## Problem details
Take the lines from the top down to and including the one with "from matplotlib.ticker import FuncFormatter" and repeat them exactly. Omit images.

## Data lines
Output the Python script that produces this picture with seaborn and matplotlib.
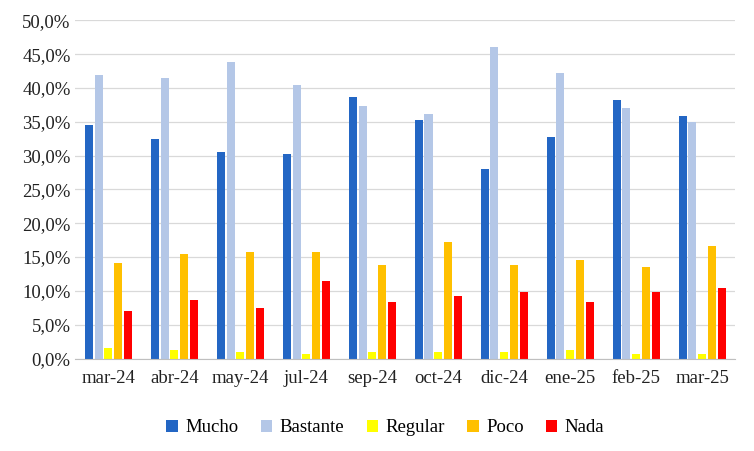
import matplotlib
matplotlib.use("Agg")
import matplotlib.pyplot as plt
import seaborn as sns
import pandas as pd
from matplotlib.ticker import FuncFormatter

months = ["mar-24","abr-24","may-24","jul-24","sep-24","oct-24","dic-24","ene-25","feb-25","mar-25"]
mucho    = [34.5,32.4,30.5,30.3,38.6,35.2,28.0,32.8,38.2,35.9]
bastante = [41.9,41.4,43.9,40.4,37.4,36.2,46.0,42.2,37.0,34.9]
regular  = [1.6,1.2,1.0,0.7,0.9,0.9,0.9,1.3,0.6,0.7]
poco     = [14.1,15.4,15.8,15.8,13.8,17.2,13.9,14.5,13.6,16.7]
nada     = [7.1,8.6,7.4,11.5,8.3,9.2,9.9,8.3,9.8,10.4]
series = {"Mucho":mucho,"Bastante":bastante,"Regular":regular,"Poco":poco,"Nada":nada}
colors = ["#2366C4","#B4C7E7","#FFFF00","#FFC000","#FF0000"]

rows = [(m, s, v) for s, vals in series.items() for m, v in zip(months, vals)]
df = pd.DataFrame(rows, columns=["mes","serie","valor"])

plt.rcParams["font.family"] = "Liberation Serif"
fig, ax = plt.subplots(figsize=(7.54,4.51), dpi=100)
fig.subplots_adjust(left=0.1, right=0.975, top=0.955, bottom=0.205)
sns.barplot(data=df, x="mes", y="valor", hue="serie", palette=colors,
            width=0.74, gap=0.18, ax=ax, saturation=1)
ax.set_ylim(0,50)
ax.set_yticks(range(0,51,5))
ax.yaxis.set_major_formatter(FuncFormatter(lambda v,p: f"{v:.1f}%".replace(".",",")))
ax.grid(axis="y", color="#D9D9D9", lw=0.9)
ax.set_axisbelow(True)
for s in ["top","right","left"]:
    ax.spines[s].set_visible(False)
ax.spines["bottom"].set_color("#BFBFBF")
ax.tick_params(length=0, labelsize=13.5, colors="#222222")
ax.tick_params(axis="x", pad=8)
ax.set_xlabel(""); ax.set_ylabel("")
ax.legend(loc="upper center", bbox_to_anchor=(0.47,-0.13), ncol=5, frameon=False,
          fontsize=13.5, handlelength=0.6, handleheight=0.6, columnspacing=1.2, handletextpad=0.4)
fig.savefig("out.png")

## Output for this task
Output the Python script that produces this picture with seaborn and matplotlib.
import matplotlib
matplotlib.use("Agg")
import matplotlib.pyplot as plt
import seaborn as sns
import pandas as pd
from matplotlib.ticker import FuncFormatter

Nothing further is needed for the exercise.